The reason I bring this up today is that I was talking with someone who wanted to create a banner for her new online business – something to go on the website and at the top of her email newsletter.

There was a photo she hated… her in a white shirt, laughing, in an informal pose.

And one she liked – her in a black top, arms folded, smiling.

I felt that the best photo was the one she hated. It was friendlier, more approachable and warm.

And I wasn’t alone…

Everyone else we spoke to preferred that one as well.

So what’s going on here? Do we really have such distorted views of ourselves?

There was a study published in 2017 called: Cognitive Research: Principles and Implications entitled, “Choosing face: The curse of self in profile image selection.”

They gathered a load of profile photos and asked the people from the photos which ones they’d use for their Facebook, LinkedIn, and dating apps.

They also rated the following in their own photos:

  • Attractiveness
  • Trustworthiness
  • Dominance
  • Competence
  • Confidence

They were then asked to do the same for everyone else’s photos.

The study found that what people chose for themselves was very different from what was chosen by the group of strangers as a whole… and what they rated as “attractive” or “trustworthy” in their own photos, wasn’t the same as the majority opinion.

In other words….

The best way to pick a photo to represent you in business is not to trust your own judgement, but to let others decide.

3 simple tools you can use to help you find the best picture of you

One method is to take a selection of profile photos and share it with a largish group of people you know.
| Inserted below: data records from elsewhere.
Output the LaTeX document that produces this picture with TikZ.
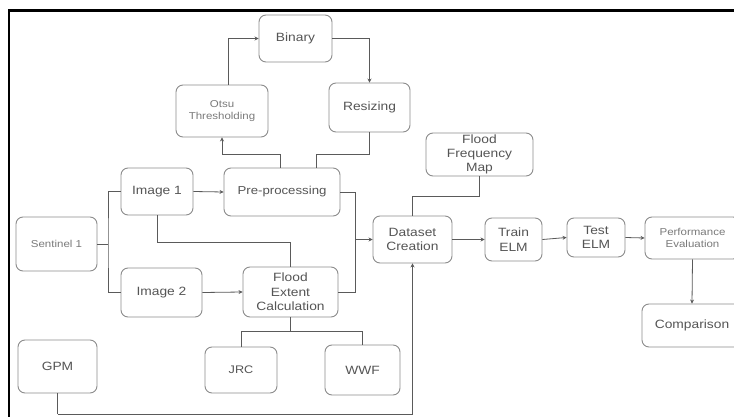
\documentclass[tikz,border=0pt]{standalone}
\usepackage{fontspec}
\setmainfont{Liberation Sans}[FakeStretch=1.15]
\usetikzlibrary{arrows.meta}
\definecolor{boxc}{HTML}{8C8C8C}
\definecolor{linec}{HTML}{5A5A5A}
\definecolor{txtc}{HTML}{555555}
\definecolor{txtl}{HTML}{7A7A7A}
\tikzset{
  box/.style={draw=boxc, line width=0.9pt, rounded corners=7pt, align=center, inner sep=0pt, text=txtc, font=\fontsize{12}{14.5}\selectfont},
  smalltxt/.style={text=txtl, font=\fontsize{10}{12.5}\selectfont},
  conn/.style={draw=linec, line width=0.8pt},
  arr/.style={conn, -{Stealth[length=4pt,width=4pt]}},
}
\begin{document}
\begin{tikzpicture}[x=1pt,y=1pt]
\clip (0,0) rectangle (734,-417);
\fill[white] (0,0) rectangle (734,-417);
% frame
\draw[line width=2.6pt, line cap=rect] (9,-420) -- (9,-10.5) -- (740,-10.5);
% nodes
\node[box, minimum width=73pt, minimum height=47pt] (bin) at (295.5,-38.5) {Binary};
\node[box, smalltxt, minimum width=92pt, minimum height=52pt] (otsu) at (222,-111) {Otsu\\Thresholding};
\node[box, minimum width=81pt, minimum height=49pt] (res) at (369.5,-107.5) {Resizing};
\node[box, minimum width=72pt, minimum height=47pt] (img1) at (157,-191.5) {Image 1};
\node[box, font=\fontsize{11.5}{14}\selectfont, minimum width=116pt, minimum height=48pt] (pre) at (282,-192) {Pre-processing};
\node[box, smalltxt, minimum width=81pt, minimum height=54pt] (sen) at (56.5,-244) {Sentinel 1};
\node[box, minimum width=81pt, minimum height=49pt] (img2) at (161.5,-292.5) {Image 2};
\node[box, minimum width=95pt, minimum height=50pt] (fec) at (290.5,-292) {Flood\\Extent\\Calculation};
\node[box, font=\fontsize{11}{14}\selectfont, minimum width=72pt, minimum height=46pt] (jrc) at (241,-370) {JRC};
\node[box, minimum width=75pt, minimum height=50pt] (wwf) at (362.5,-370) {WWF};
\node[box, minimum width=79pt, minimum height=53pt] (gpm) at (57.5,-366.5) {GPM};
\node[box, minimum width=79pt, minimum height=47pt] (ds) at (412.5,-239.5) {Dataset\\Creation};
\node[box, font=\fontsize{12}{14}\selectfont, minimum width=107pt, minimum height=43pt] (ffm) at (479.5,-154.5) {Flood\\Frequency\\Map};
\node[box, minimum width=57pt, minimum height=43pt] (train) at (513.5,-239.5) {Train\\ELM};
\node[box, minimum width=58pt, minimum height=39pt] (test) at (596,-237.5) {Test\\ELM};
\node[box, smalltxt, minimum width=95pt, minimum height=42pt] (perf) at (692.5,-238) {Performance\\Evaluation};
\node[box, minimum width=100pt, minimum height=43pt] (comp) at (692,-325.5) {Comparison};
% junction coordinates
\coordinate (sj) at (108,-244);
\coordinate (mj) at (355,-239.5);
\coordinate (gb) at (57.5,-414);
% connectors
\draw[arr] ([xshift=6pt]otsu.north) |- (bin.west);
\draw[arr] (bin.east) -| (res.north);
\draw[arr] ([xshift=-2pt]pre.north) -- ++(0,13) -| (otsu.south);
\draw[conn] ([xshift=34pt]pre.north) -- ++(0,13) -| (res.south);
\draw[arr] (img1.east) -- (pre.west);
\draw[conn] (sen.east) -- (sj);
\draw[conn] (img1.west) -| (sj) |- (img2.west);
\draw[arr] (img2.east) -- (fec.west);
\draw[conn] (img1.south) -- ++(0,-26.5) -| (fec.north);
\draw[conn] (fec.south) -- ++(0,-14) coordinate (fj);
\draw[conn] (jrc.north) |- (fj) -| (wwf.north);
\draw[conn] (gpm.south) -- (gb);
\draw[arr] (gb) -| (ds.south);
\draw[conn] (pre.east) -| (mj);
\draw[conn] (fec.east) -| (mj);
\draw[arr] (mj) -- (ds.west);
\draw[conn] (ffm.south) -- ++(0,-20) -| (ds.north);
\draw[arr] (ds.east) -- (train.west);
\draw[arr] (train.east) -- (test.west);
\draw[arr] (test.east) -- (perf.west);
\draw[arr] (perf.south) -- (comp.north);
\end{tikzpicture}
\end{document}
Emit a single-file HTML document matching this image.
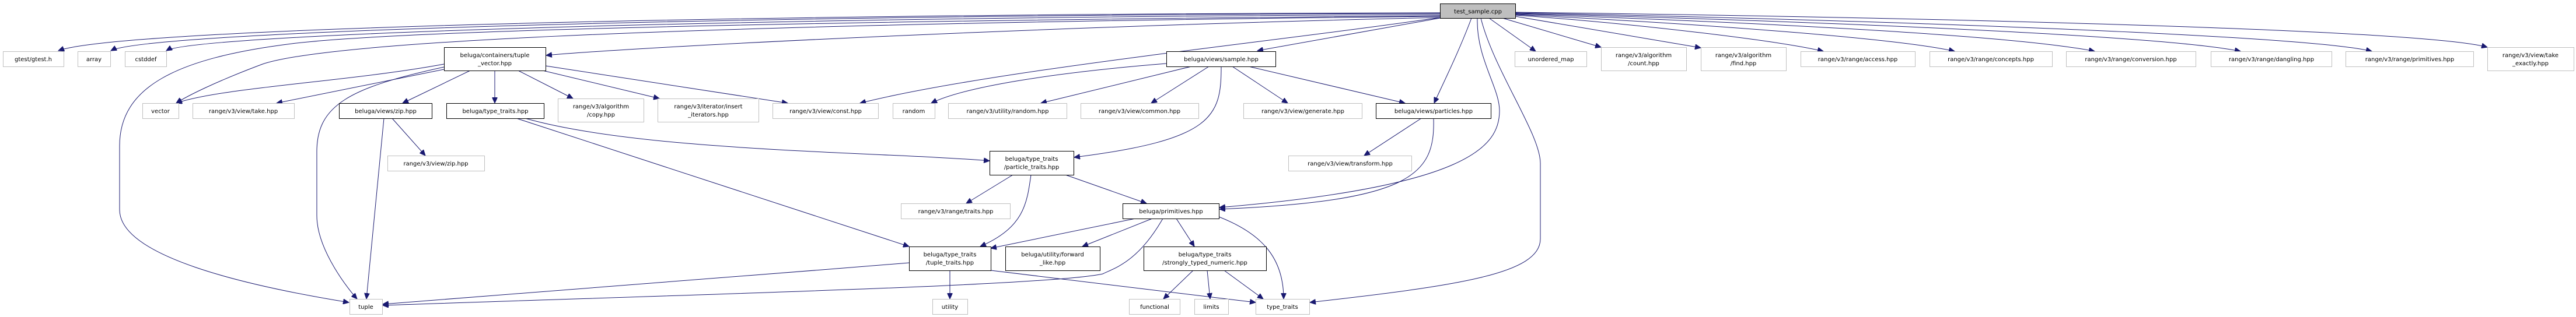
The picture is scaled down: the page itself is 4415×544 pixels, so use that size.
<!DOCTYPE html>
<html><head><meta charset="utf-8"><style>
html,body{margin:0;padding:0;background:#fff;}
svg{display:block}
text{font-family:"DejaVu Sans","Liberation Sans",sans-serif;font-size:10px;fill:#000}
.e{fill:none;stroke:#191970;stroke-width:1}
.x{fill:#fff;stroke:#bfbfbf}
.i{fill:#fff;stroke:#000}
</style></head><body>
<svg width="4415" height="544" viewBox="0 0 4415 544" xmlns="http://www.w3.org/2000/svg">
<defs><marker id="a" markerUnits="userSpaceOnUse" markerWidth="11" markerHeight="9" refX="10" refY="4.5" orient="auto"><path d="M0,0 L10,4.5 L0,9 Z" fill="#191970" stroke="#191970"/></marker></defs>
<g marker-end="url(#a)">
<path class="e" d="M2468,22 C1200,24 200,50 100,87"/>
<path class="e" d="M2468,23 C1200,26 250,55 190,87"/>
<path class="e" d="M2468,25 C1200,30 330,60 285,87"/>
<path class="e" d="M2468,27 C1500,35 700,50 500,75 C300,100 205,150 205,250 L205,360 C205,440 420,490 598,519"/>
<path class="e" d="M2468,28 C1500,38 600,60 450,110 C370,140 320,165 302,177"/>
<path class="e" d="M2468,30 C1800,45 1100,80 936,95"/>
<path class="e" d="M2468,30 C2200,70 1700,120 1474,177"/>
<path class="e" d="M2468,31 L2155,87"/>
<path class="e" d="M2522,31 C2500,90 2470,150 2458,177"/>
<path class="e" d="M2532,31 C2530,100 2570,150 2570,190 C2570,250 2520,320 2090,356"/>
<path class="e" d="M2538,31 C2560,120 2640,230 2640,280 L2640,410 C2640,470 2500,490 2245,519"/>
<path class="e" d="M2552,31 L2632,88"/>
<path class="e" d="M2575,31 L2744,81"/>
<path class="e" d="M2597,28 L2915,82"/>
<path class="e" d="M2597,26 C2800,40 3050,70 3125,88"/>
<path class="e" d="M2597,25 C2900,40 3250,65 3350,88"/>
<path class="e" d="M2597,24 C3000,38 3450,60 3590,88"/>
<path class="e" d="M2597,23 C3100,36 3700,60 3840,88"/>
<path class="e" d="M2597,22 C3200,34 3950,60 4065,88"/>
<path class="e" d="M2597,21 C3300,30 4150,50 4263,81"/>
<path class="e" d="M761,110 C600,140 380,150 302,177"/>
<path class="e" d="M761,119 L474,177"/>
<path class="e" d="M761,115 C600,150 543,180 543,260 L543,370 C543,430 600,500 612,513"/>
<path class="e" d="M806,121 L690,177"/>
<path class="e" d="M848,121 L848,177"/>
<path class="e" d="M888,121 L982,169"/>
<path class="e" d="M930,121 L1130,169"/>
<path class="e" d="M935,113 L1350,177"/>
<path class="e" d="M1999,109 C1800,125 1650,150 1596,177"/>
<path class="e" d="M2042,114 L1784,177"/>
<path class="e" d="M2072,114 L1973,177"/>
<path class="e" d="M2112,114 L2207,177"/>
<path class="e" d="M2140,114 L2408,177"/>
<path class="e" d="M2093,114 C2093,200 2080,240 1841,270"/>
<path class="e" d="M2436,203 L2338,267"/>
<path class="e" d="M2457,203 C2460,300 2420,345 2090,359"/>
<path class="e" d="M658,203 L628,513"/>
<path class="e" d="M672,203 L729,267"/>
<path class="e" d="M900,203 C1100,260 1500,260 1696,276"/>
<path class="e" d="M885,203 L1558,423"/>
<path class="e" d="M1736,300 L1656,349"/>
<path class="e" d="M1826,300 L1965,349"/>
<path class="e" d="M1767,300 C1760,350 1755,390 1680,423"/>
<path class="e" d="M1946,375 L1698,426"/>
<path class="e" d="M1975,375 L1855,423"/>
<path class="e" d="M2016,375 L2047,423"/>
<path class="e" d="M1993,375 C1950,450 1910,460 1890,470 C1800,490 1200,505 656,524"/>
<path class="e" d="M2089,372 C2160,400 2200,440 2200,513"/>
<path class="e" d="M1558,451 C1200,480 800,510 656,522"/>
<path class="e" d="M1628,464 L1628,513"/>
<path class="e" d="M1698,464 L2152,519"/>
<path class="e" d="M2045,464 L1994,513"/>
<path class="e" d="M2069,464 L2074,513"/>
<path class="e" d="M2098,464 L2165,513"/>
</g>
<!-- nodes -->
<rect x="2468.5" y="6.5" width="129" height="25" fill="#bfbfbf" stroke="#000"/><text x="2533" y="23" text-anchor="middle">test_sample.cpp</text>
<g text-anchor="middle">
<rect class="x" x="5.5" y="88.5" width="104" height="26"/><text x="57" y="105">gtest/gtest.h</text>
<rect class="x" x="133.5" y="88.5" width="56" height="26"/><text x="161" y="105">array</text>
<rect class="x" x="214.5" y="88.5" width="71" height="26"/><text x="250" y="105">cstddef</text>
<rect class="i" x="761.5" y="81.5" width="174" height="40"/><text x="848" y="98">beluga/containers/tuple</text><text x="848" y="112">_vector.hpp</text>
<rect class="i" x="1999.5" y="88.5" width="187" height="26"/><text x="2093" y="105">beluga/views/sample.hpp</text>
<rect class="x" x="2596.5" y="88.5" width="123" height="26"/><text x="2658" y="105">unordered_map</text>
<rect class="x" x="2744.5" y="81.5" width="146" height="40"/><text x="2817" y="98">range/v3/algorithm</text><text x="2817" y="112">/count.hpp</text>
<rect class="x" x="2915.5" y="81.5" width="146" height="40"/><text x="2988" y="98">range/v3/algorithm</text><text x="2988" y="112">/find.hpp</text>
<rect class="x" x="3086.5" y="88.5" width="196" height="26"/><text x="3184" y="105">range/v3/range/access.hpp</text>
<rect class="x" x="3307.5" y="88.5" width="210" height="26"/><text x="3412" y="105">range/v3/range/concepts.hpp</text>
<rect class="x" x="3541.5" y="88.5" width="222" height="26"/><text x="3652" y="105">range/v3/range/conversion.hpp</text>
<rect class="x" x="3789.5" y="88.5" width="207" height="26"/><text x="3893" y="105">range/v3/range/dangling.hpp</text>
<rect class="x" x="4020.5" y="88.5" width="219" height="26"/><text x="4130" y="105">range/v3/range/primitives.hpp</text>
<rect class="x" x="4263.5" y="81.5" width="148" height="40"/><text x="4337" y="98">range/v3/view/take</text><text x="4337" y="112">_exactly.hpp</text>
<rect class="x" x="244.5" y="177.5" width="62" height="26"/><text x="275" y="194">vector</text>
<rect class="x" x="330.5" y="177.5" width="174" height="26"/><text x="417" y="194">range/v3/view/take.hpp</text>
<rect class="i" x="581.5" y="177.5" width="159" height="26"/><text x="661" y="194">beluga/views/zip.hpp</text>
<rect class="i" x="765.5" y="177.5" width="167" height="26"/><text x="849" y="194">beluga/type_traits.hpp</text>
<rect class="x" x="956.5" y="169.5" width="147" height="40"/><text x="1030" y="186">range/v3/algorithm</text><text x="1030" y="200">/copy.hpp</text>
<rect class="x" x="1127.5" y="169.5" width="173" height="40"/><text x="1214" y="186">range/v3/iterator/insert</text><text x="1214" y="200">_iterators.hpp</text>
<rect class="x" x="1324.5" y="177.5" width="181" height="26"/><text x="1415" y="194">range/v3/view/const.hpp</text>
<rect class="x" x="1530.5" y="177.5" width="72" height="26"/><text x="1566" y="194">random</text>
<rect class="x" x="1625.5" y="177.5" width="203" height="26"/><text x="1727" y="194">range/v3/utility/random.hpp</text>
<rect class="x" x="1852.5" y="177.5" width="202" height="26"/><text x="1953" y="194">range/v3/view/common.hpp</text>
<rect class="x" x="2131.5" y="177.5" width="203" height="26"/><text x="2233" y="194">range/v3/view/generate.hpp</text>
<rect class="i" x="2358.5" y="177.5" width="197" height="26"/><text x="2457" y="194">beluga/views/particles.hpp</text>
<rect class="x" x="664.5" y="267.5" width="166" height="26"/><text x="747" y="284">range/v3/view/zip.hpp</text>
<rect class="x" x="2208.5" y="267.5" width="211" height="26"/><text x="2314" y="284">range/v3/view/transform.hpp</text>
<rect class="i" x="1696.5" y="259.5" width="144" height="41"/><text x="1768" y="276">beluga/type_traits</text><text x="1768" y="290">/particle_traits.hpp</text>
<rect class="x" x="1544.5" y="349.5" width="187" height="26"/><text x="1638" y="366">range/v3/range/traits.hpp</text>
<rect class="i" x="1924.5" y="349.5" width="165" height="26"/><text x="2007" y="366">beluga/primitives.hpp</text>
<rect class="i" x="1558.5" y="423.5" width="140" height="41"/><text x="1628" y="440">beluga/type_traits</text><text x="1628" y="454">/tuple_traits.hpp</text>
<rect class="i" x="1723.5" y="423.5" width="162" height="41"/><text x="1804" y="440">beluga/utility/forward</text><text x="1804" y="454">_like.hpp</text>
<rect class="i" x="1960.5" y="423.5" width="210" height="41"/><text x="2065" y="440">beluga/type_traits</text><text x="2065" y="454">/strongly_typed_numeric.hpp</text>
<rect class="x" x="599.5" y="513.5" width="56" height="26"/><text x="627" y="530">tuple</text>
<rect class="x" x="1598.5" y="513.5" width="60" height="26"/><text x="1628" y="530">utility</text>
<rect class="x" x="1935.5" y="513.5" width="87" height="26"/><text x="1979" y="530">functional</text>
<rect class="x" x="2047.5" y="513.5" width="58" height="26"/><text x="2076" y="530">limits</text>
<rect class="x" x="2152.5" y="513.5" width="92" height="26"/><text x="2198" y="530">type_traits</text>
</g>
</svg>
</body></html>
Ask them which photo they find most appealing. Then use the above checklist to break it down a bit.

For instance, you might be most concerned about conveying ‘confidence’ in your image – so that might the element that swings your final decision… or it could be ‘trustworthiness’. It depends on the personality and brand of your business.

If you’re on Facebook, perhaps set up a private Facebook group and invite some contacts to it, explaining that you’re doing this for important business reasons and you’d appreciate their input.

But if that’s too awkward or embarrassing, try a service like this one.

Photofeeler – view website

This allows you to post a profile picture, then get feedback from other anonymous users of the site.

The advantage is that you’re getting unbiased opinions from people who have no preconceptions about you.

Here’s an example of what they see…

You get votes on your photo by voting on other people’s photos.

There is a freebie version available but highly limited, so try it out then maybe opt to spend money to get a large enough number of votes to make a decision.

A simpler option is this service called Snappr – view website, which analyses your LinkedIn profile photo.

As LinkedIn is aimed more at the business-to-business and professional market, this could be valuable for analysing your business phot.

You could also try this one: Look See view website, however this is aimed more at the dating market.

Your face is more important than you think

Remember, people coming to your website or social media don’t know the real you. For those first few milliseconds they will judge you purely on that photo, so it’s important.

Bearing in mind that you might use the same photo for a good few years, and that thousands of people might see it on your emails, your website and social media… it could be worth that little extra effort to pick the best one.

The key is to trust in the thinking of people who don’t know you (and don’t have a bias) rather than assuming you know best.

The same goes for non-business usage… if results are important to you (for instance a photo for a dating website) then use friends, colleagues or a service like Photofeeler, Snappr or Look See.